Moody’s Investors Service has  downgraded the Government of Gabon’s issuer and senior unsecured debt ratings to Caa1 from B3 and changed the outlook to stable from negative.

The rating downgrade is underpinned by continuing government arrears to creditors and suppliers which point to heightened government liquidity pressures and denote institutional weaknesses. Persistant arrears also risk delaying critical financial support from the official sector, in turn exacerbating existing liquidity pressures.

The stable rating outlook at Caa1 reflects Moody’s assessment that the government’s challenging fiscal and liquidity positions with arrears likely to persist are balanced by likely continued IMF financial support as the government’s debt will remain sustainable according to the IMF’s framework.

Concurrently, Moody’s has lowered Gabon’s local currency and foreign currency long-term bond and deposit ceilings to B1 from Ba3.

Moody’s decision to downgrade Gabon’s ratings to Caa1 is driven by heightened government liquidity pressures and continued institutional weaknesses, as highlighted by the persistence of arrears despite the government’s commitments to clear its arrears to external creditors by the end of 2017 under the country’s IMF programme.

The government continues to run arrears to suppliers and creditors, including bilateral and multilateral lenders as well as foreign commercial banks. Arrears to creditors represented around 2% of GDP at end of March 2018, according to Moody’s estimates.

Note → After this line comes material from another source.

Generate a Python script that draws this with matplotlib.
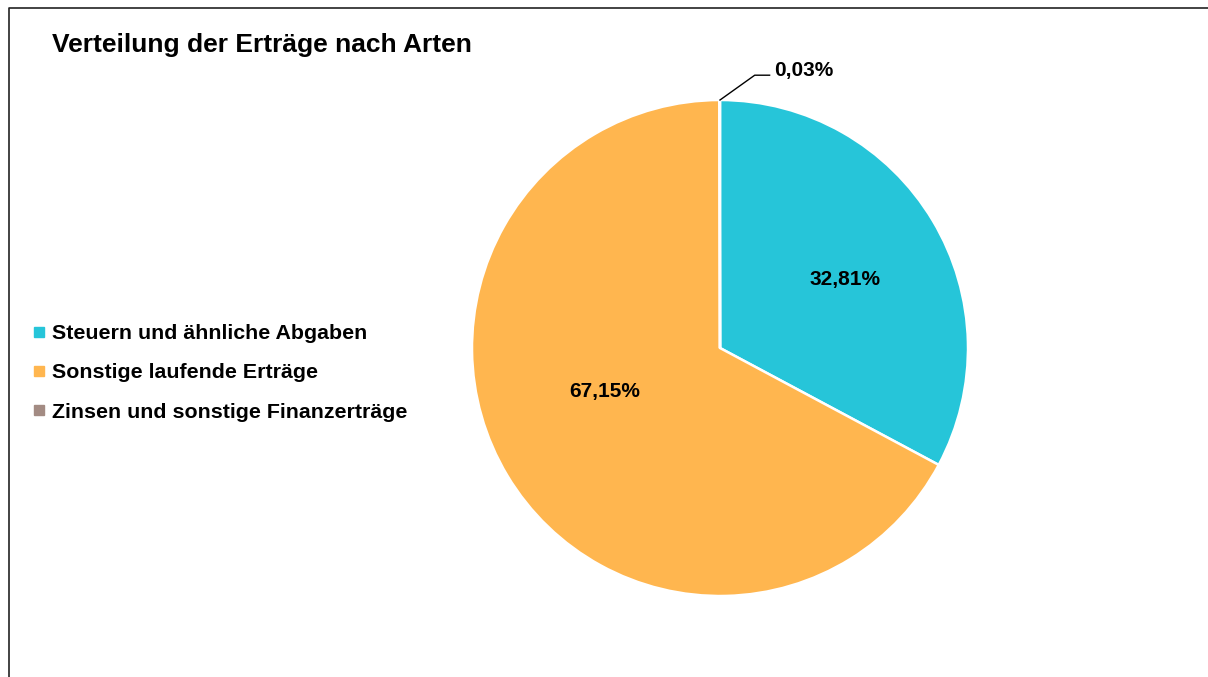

Heightened liquidity pressures stem from the government’s constrained funding options in the face of sizeable funding needs. The government’s management of debt payments and spending decisions illustrates the heightened liquidity pressure that it faces. As regards debt payments, while the government had cleared arrears to bilateral and multilateral lenders at year-end 2017, prior to the first review of the IMF under the three year $642 million Extended Fund Facility, it has more recently re-accumulated arrears to these creditors.

Regarding spending decisions, underperforming non-oil tax revenues in 2017 put pressure on the government’s fiscal position and led to significant cuts in public investment. The IMF programme had envisaged tax revenues at 11.5% of GDP in 2017, higher than the 9.7% actually achieved. In response, the government cut capital spending, in particular for externally financed investment projects. While, as a result, the deficit was lower than projected (2% of GDP compared with 4% programmed), the spending choices that the lower tax revenues triggered demonstrate significant liquidity constraints.

The accumulation of large arrears also reflects Gabon’s very low institutional strength and denotes in particular weakness in treasury management. In the context of tight liquidity, persisting government arrears to creditors also highlight the low prioritisation of some debt payments over other spending.

Moody’s expects that the government will take some fiscal consolidation measures but with limited actual impact in 2018, and that liquidity stress as well as ongoing arrears will likely continue. There is a negative feedback loop, whereby arrears by the government with its suppliers constrain economic activity, which in turn undermines tax collection, which hampers any clearance of arrears.


The outlook has been changed to stable, reflecting balanced risks at the Caa1 rating level. Moody’s expects that the government’s fiscal and liquidity positions will remain challenging in 2018, preventing it from clearing arrears substantially. Should disbursements of financial support from the IMF and the rest of the international community, programmed at around 3% of GDP in 2018 and 2% in 2019, be delayed — possibly because Gabon does not meet the targeted clearance of arrears to external creditors – alternative financing options would likely come at a significant cost given a shallow regional capital market.

However, Moody’s expects that IMF financial and technical support, while possibly delayed, will remain in place and government debt will likely continue to be deemed sustainable by the IMF. Based on Moody’s projections for nominal GDP growth and the budget balance, government debt will be broadly stable, around 60% of GDP.


The ratings would likely come under upward pressure should the government’s refinancing risks diminish, involving the full and lasting clearance of arrears to creditors, and the government build a track record of sustained fiscal consolidation and enhanced debt and liquidity management under the IMF programme.


The ratings would likely come under downward pressure if government liquidity pressures heightened further, raising the risks that the government does not meet its debt payment obligations to bondholders. This could result from increasingly constrained financing sources due to a suspension of the IMF programme or loss in investor confidence for instance. In this environment, the government debt dynamics would also worsen compared with Moody’s current expectations.